### Exercise description
Reproduce every line of the material below, but drop the pictures.

--------------------------------------------------

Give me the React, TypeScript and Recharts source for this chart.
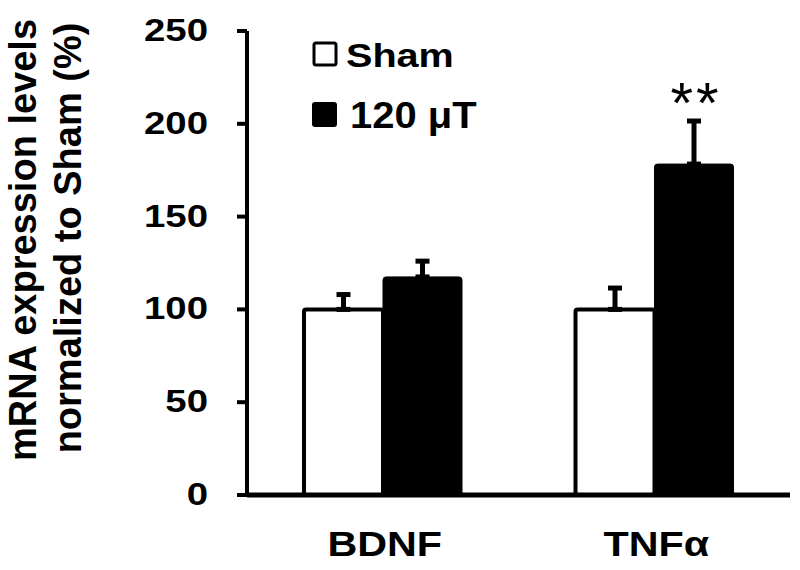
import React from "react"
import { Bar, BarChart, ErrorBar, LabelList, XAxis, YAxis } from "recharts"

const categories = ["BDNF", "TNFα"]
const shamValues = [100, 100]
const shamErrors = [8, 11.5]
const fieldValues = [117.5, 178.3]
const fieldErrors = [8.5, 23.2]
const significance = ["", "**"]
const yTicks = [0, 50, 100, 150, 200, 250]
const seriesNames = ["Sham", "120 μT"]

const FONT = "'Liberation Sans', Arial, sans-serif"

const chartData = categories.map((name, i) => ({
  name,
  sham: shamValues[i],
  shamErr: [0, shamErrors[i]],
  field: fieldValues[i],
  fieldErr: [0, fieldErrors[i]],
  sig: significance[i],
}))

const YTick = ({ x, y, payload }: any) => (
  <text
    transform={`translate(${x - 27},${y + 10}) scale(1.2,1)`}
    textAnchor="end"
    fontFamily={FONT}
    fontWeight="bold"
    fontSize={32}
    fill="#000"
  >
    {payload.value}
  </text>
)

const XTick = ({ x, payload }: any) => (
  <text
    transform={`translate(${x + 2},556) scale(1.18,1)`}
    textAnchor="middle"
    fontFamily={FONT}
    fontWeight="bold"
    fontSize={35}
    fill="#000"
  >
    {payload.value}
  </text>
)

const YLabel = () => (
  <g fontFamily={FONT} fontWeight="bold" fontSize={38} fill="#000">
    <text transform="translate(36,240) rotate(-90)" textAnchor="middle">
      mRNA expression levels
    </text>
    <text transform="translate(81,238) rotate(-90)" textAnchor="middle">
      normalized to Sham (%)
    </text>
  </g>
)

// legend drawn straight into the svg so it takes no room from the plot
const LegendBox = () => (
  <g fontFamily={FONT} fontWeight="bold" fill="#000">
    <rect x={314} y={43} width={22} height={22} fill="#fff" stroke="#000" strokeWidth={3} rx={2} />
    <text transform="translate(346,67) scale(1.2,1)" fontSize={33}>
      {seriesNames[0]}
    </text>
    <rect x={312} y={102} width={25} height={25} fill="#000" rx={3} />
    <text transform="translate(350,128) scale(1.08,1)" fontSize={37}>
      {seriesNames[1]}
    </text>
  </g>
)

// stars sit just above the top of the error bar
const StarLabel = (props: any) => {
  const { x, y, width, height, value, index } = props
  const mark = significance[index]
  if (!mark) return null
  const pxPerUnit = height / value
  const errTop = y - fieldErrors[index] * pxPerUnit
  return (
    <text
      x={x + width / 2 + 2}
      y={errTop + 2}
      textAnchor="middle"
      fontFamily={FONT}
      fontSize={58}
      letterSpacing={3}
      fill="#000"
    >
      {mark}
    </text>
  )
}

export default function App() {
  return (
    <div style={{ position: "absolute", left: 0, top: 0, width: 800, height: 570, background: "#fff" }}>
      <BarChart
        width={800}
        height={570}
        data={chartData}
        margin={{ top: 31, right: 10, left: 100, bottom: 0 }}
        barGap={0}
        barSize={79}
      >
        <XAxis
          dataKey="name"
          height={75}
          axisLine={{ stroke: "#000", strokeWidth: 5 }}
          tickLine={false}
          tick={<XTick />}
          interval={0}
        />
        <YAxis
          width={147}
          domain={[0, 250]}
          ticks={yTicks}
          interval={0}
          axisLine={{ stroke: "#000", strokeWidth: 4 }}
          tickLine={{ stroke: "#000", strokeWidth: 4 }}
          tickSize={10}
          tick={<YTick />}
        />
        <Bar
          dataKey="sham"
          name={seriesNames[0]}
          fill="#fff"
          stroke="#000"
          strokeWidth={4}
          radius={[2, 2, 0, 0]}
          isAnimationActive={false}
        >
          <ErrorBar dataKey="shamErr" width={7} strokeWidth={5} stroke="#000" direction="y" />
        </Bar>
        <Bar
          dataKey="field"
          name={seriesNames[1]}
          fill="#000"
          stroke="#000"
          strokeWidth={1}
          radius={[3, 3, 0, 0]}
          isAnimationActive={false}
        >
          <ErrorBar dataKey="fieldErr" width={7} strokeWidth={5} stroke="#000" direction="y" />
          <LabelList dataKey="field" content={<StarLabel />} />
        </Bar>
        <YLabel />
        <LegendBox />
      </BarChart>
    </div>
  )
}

--------------------------------------------------

### Answer to this exercise
Give me the React, TypeScript and Recharts source for this chart.
import React from "react"
import { Bar, BarChart, ErrorBar, LabelList, XAxis, YAxis } from "recharts"

const categories = ["BDNF", "TNFα"]
const shamValues = [100, 100]
const shamErrors = [8, 11.5]
const fieldValues = [117.5, 178.3]
const fieldErrors = [8.5, 23.2]
const significance = ["", "**"]
const yTicks = [0, 50, 100, 150, 200, 250]
const seriesNames = ["Sham", "120 μT"]

const FONT = "'Liberation Sans', Arial, sans-serif"

const chartData = categories.map((name, i) => ({
  name,
  sham: shamValues[i],
  shamErr: [0, shamErrors[i]],
  field: fieldValues[i],
  fieldErr: [0, fieldErrors[i]],
  sig: significance[i],
}))

const YTick = ({ x, y, payload }: any) => (
  <text
    transform={`translate(${x - 27},${y + 10}) scale(1.2,1)`}
    textAnchor="end"
    fontFamily={FONT}
    fontWeight="bold"
    fontSize={32}
    fill="#000"
  >
    {payload.value}
  </text>
)

const XTick = ({ x, payload }: any) => (
  <text
    transform={`translate(${x + 2},556) scale(1.18,1)`}
    textAnchor="middle"
    fontFamily={FONT}
    fontWeight="bold"
    fontSize={35}
    fill="#000"
  >
    {payload.value}
  </text>
)

const YLabel = () => (
  <g fontFamily={FONT} fontWeight="bold" fontSize={38} fill="#000">
    <text transform="translate(36,240) rotate(-90)" textAnchor="middle">
      mRNA expression levels
    </text>
    <text transform="translate(81,238) rotate(-90)" textAnchor="middle">
      normalized to Sham (%)
    </text>
  </g>
)

// legend drawn straight into the svg so it takes no room from the plot
const LegendBox = () => (
  <g fontFamily={FONT} fontWeight="bold" fill="#000">
    <rect x={314} y={43} width={22} height={22} fill="#fff" stroke="#000" strokeWidth={3} rx={2} />
    <text transform="translate(346,67) scale(1.2,1)" fontSize={33}>
      {seriesNames[0]}
    </text>
    <rect x={312} y={102} width={25} height={25} fill="#000" rx={3} />
    <text transform="translate(350,128) scale(1.08,1)" fontSize={37}>
      {seriesNames[1]}
    </text>
  </g>
)

// stars sit just above the top of the error bar
const StarLabel = (props: any) => {
  const { x, y, width, height, value, index } = props
  const mark = significance[index]
  if (!mark) return null
  const pxPerUnit = height / value
  const errTop = y - fieldErrors[index] * pxPerUnit
  return (
    <text
      x={x + width / 2 + 2}
      y={errTop + 2}
      textAnchor="middle"
      fontFamily={FONT}
      fontSize={58}
      letterSpacing={3}
      fill="#000"
    >
      {mark}
    </text>
  )
}

export default function App() {
  return (
    <div style={{ position: "absolute", left: 0, top: 0, width: 800, height: 570, background: "#fff" }}>
      <BarChart
        width={800}
        height={570}
        data={chartData}
        margin={{ top: 31, right: 10, left: 100, bottom: 0 }}
        barGap={0}
        barSize={79}
      >
        <XAxis
          dataKey="name"
          height={75}
          axisLine={{ stroke: "#000", strokeWidth: 5 }}
          tickLine={false}
          tick={<XTick />}
          interval={0}
        />
        <YAxis
          width={147}
          domain={[0, 250]}
          ticks={yTicks}
          interval={0}
          axisLine={{ stroke: "#000", strokeWidth: 4 }}
          tickLine={{ stroke: "#000", strokeWidth: 4 }}
          tickSize={10}
          tick={<YTick />}
        />
        <Bar
          dataKey="sham"
          name={seriesNames[0]}
          fill="#fff"
          stroke="#000"
          strokeWidth={4}
          radius={[2, 2, 0, 0]}
          isAnimationActive={false}
        >
          <ErrorBar dataKey="shamErr" width={7} strokeWidth={5} stroke="#000" direction="y" />
        </Bar>
        <Bar
          dataKey="field"
          name={seriesNames[1]}
          fill="#000"
          stroke="#000"
          strokeWidth={1}
          radius={[3, 3, 0, 0]}
          isAnimationActive={false}
        >
          <ErrorBar dataKey="fieldErr" width={7} strokeWidth={5} stroke="#000" direction="y" />
          <LabelList dataKey="field" content={<StarLabel />} />
        </Bar>
        <YLabel />
        <LegendBox />
      </BarChart>
    </div>
  )
}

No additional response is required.